ALGUNOS GIGANTES DEL ESPÍRITU

HAAZINU_DEUTERONOMIO XXXII:1-XXII:52

Estos capítulos aparecen en forma de verso en la Torá, que hace una excepción para este canto que está escrito en 2 columnas angostas, las cuales ocupan el espacio que normalmente está asignado a una columna. Dado que se trata de uno de los últimos pronunciamientos de Moshé, este poema adquiere mayor importancia. Nuestro texto empieza con Haazinu hashamáyim…vetishmá haarets…: “Escuchen los cielos… y que escuche la tierra…”. Palabras similares se encuentran en el libro de Yeshayahu, en el que el profeta exclama Shim’í shamáyim vehaazin erets: “Escucha cielo, y que escuche la tierra”. 

En el hebreo original se puede notar que, en cada caso, hay 2 palabras diferentes para señalar escuchar: lehaazín y lishmoa. Rashí señala que lehaazín se refiere a escuchar de cerca, mientras que lishmoa quiere decir escuchar un sonido lejano. Moshé, quien era de talla espiritual más elevada a la del profeta Yeshayahu, estaba más cercano al cielo; por ello se utiliza la palabra lehaazín cuando se señala un sonido que debe ser escuchado en los cielos, mientras que ese vocablo es utilizado por Yeshayahu con referencia a su cercanía a la tierra, solamente cuando se le compara con Moshé.

Con esta distinción en mente, señalamos que hay episodios bíblicos que son muy difíciles de comprender. Por ejemplo, el caso de la atadura de Yitsjak sobre un altar nos resulta incomprensible cuando leemos que fue el padre, Avraham, quien lo colocó para ser sacrificado. ¿Cómo puede un padre contemplar tal sacrificio? Cuando Dios le instruyó conducir a su hijo al holocausto, la respuesta de Avraham debería haber sido: “Estoy personalmente dispuesto a ofrecer mi vida si eso es lo que se exige, pero no puedo ofrendara mi hijo”. Incluso esta conducta sería considerada como de absoluta valentía, hecho que muy pocas personas estarían dispuestas a hacer y demostraría la profunda fe de la persona. 

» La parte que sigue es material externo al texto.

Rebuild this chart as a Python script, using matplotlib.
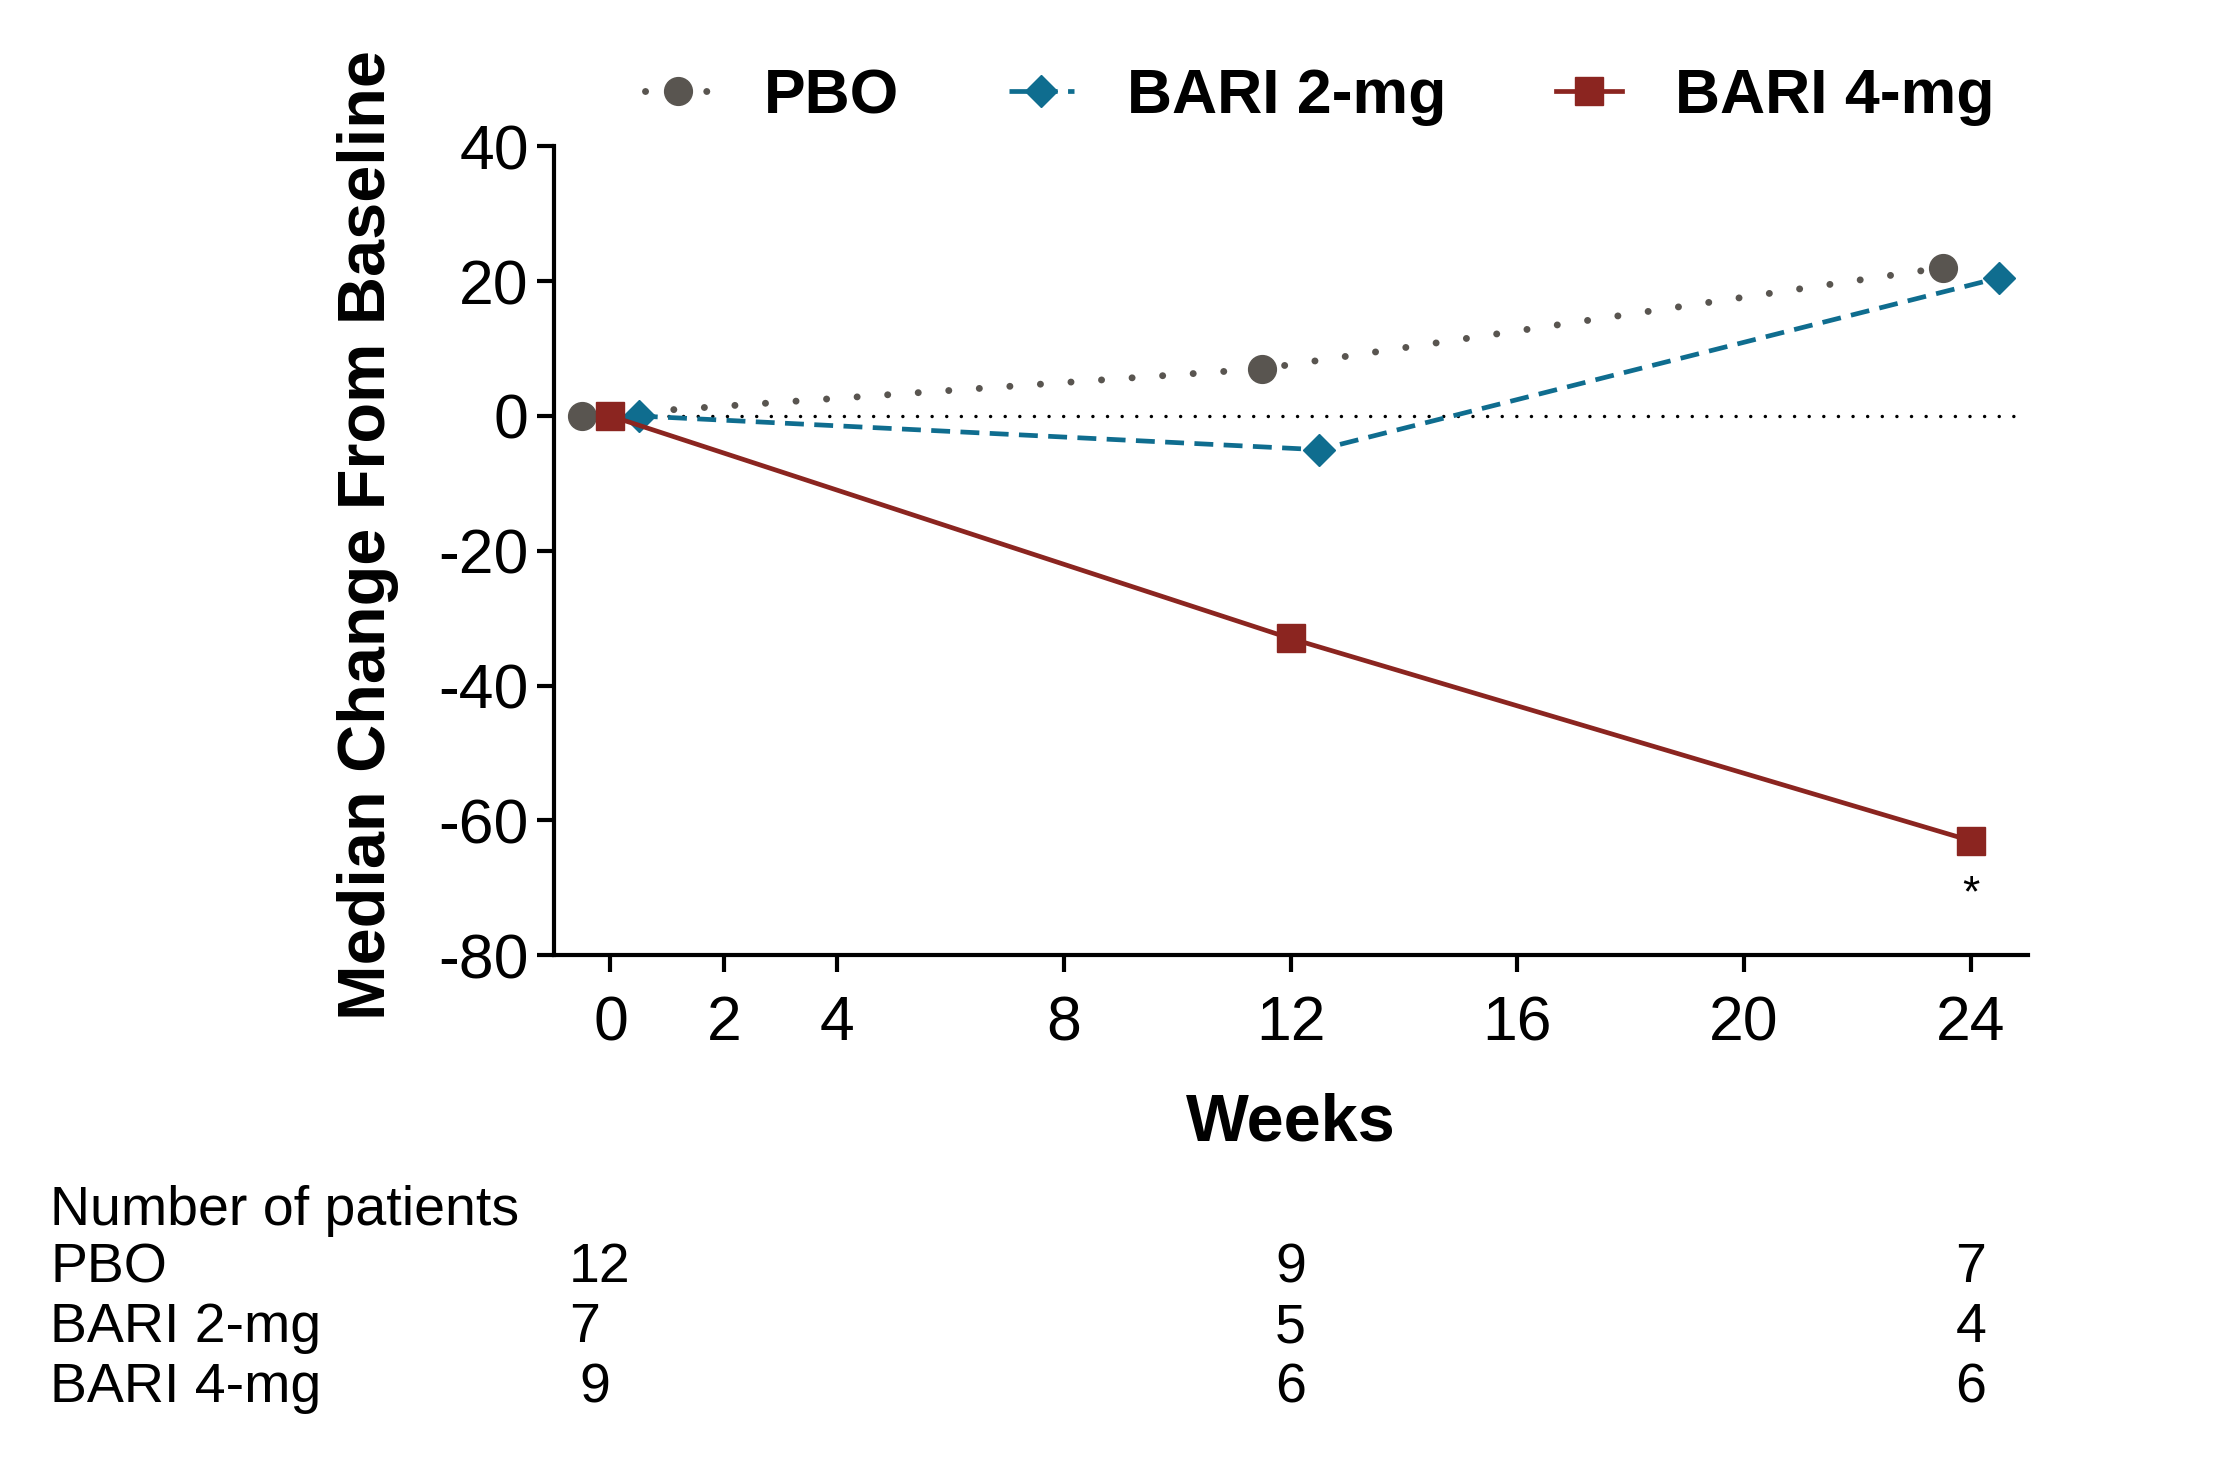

Nuestro asombro ante la actitud de Avraham es el resultado del intento de colocarnos en el lugar del patriarca. Si consideramos que Avraham revolucionó el mundo de las ideas y del espíritu con su propuesta de la existencia de un solo Dios que rige el destino de cada ser, debemos asumir que estamos en presencia de una personalidad singular, sin parangón anterior, un personaje para el cual no se puede aplicar las usuales mediciones o evaluaciones. La fe de Avraham en Dios era total, sin titubeo alguno. Avraham “sabía en su mente” y “sentía en su corazón”, sin asomo de duda alguna, que Dios era justo y que jamás cometería un equívoco o una inmoralidad.

De acuerdo con la tradición judía, Moshé estaba en un nivel espiritual superior al de los patriarcas: no tenía parangón. Era un gigante del espíritu. La Biblia testimonia que Dios le hablaba a Moshé “boca a boca” y no en un sueño o en una aparición nocturna. Bejol beití neemán hu, “En toda mi casa es la persona de confianza”, es la expresión que la Torá atribuye a Dios con referencia a Moshé.

La sentencia Divina que le impidió a Moshé pisar la Tierra Prometida provocó el ruego y la petición, vaetjanán, y Moshé imploró. El citado Rashí comenta que la solicitud de Moshé no estaba basada en mérito alguno, porque Dios conoce incluso los pensamientos y sentimientos que no han sido expresados con palabras. Moshé imploró apelando a la Misericordia Divina, que esta vez tuvo que dar paso al patrón de la Justicia Absoluta. 

Por ello, la vida de Moshé es una especie de sinfonía espiritual inconclusa: extrae al pueblo esclavizado de Egipto y los conduce al Sinaí, donde Dios revela Su Voluntad y especifica un conjunto de normas que conducirán a la realización espiritual y social de la Humanidad. Así como la vida de Moshé fue una sinfonía inconclusa, la mortalidad recuerda con toda crudeza que ninguna persona puede terminar su cometido sobre la tierra. 

Serán las generaciones futuras las encargadas de construir sobre lo edificado con anterioridad, ampliar el cúmulo del conocimiento basándose en las memorias de otras generaciones. La sinfonía tendrá una conclusión en alguna época mesiánica, que depende probablemente de una actuación solidaria con los desfavorecidos, de una conducta personal apegada totalmente a esos diez instructivos que fueron grabados sobre piedra que ningún tirano ha podido borrar.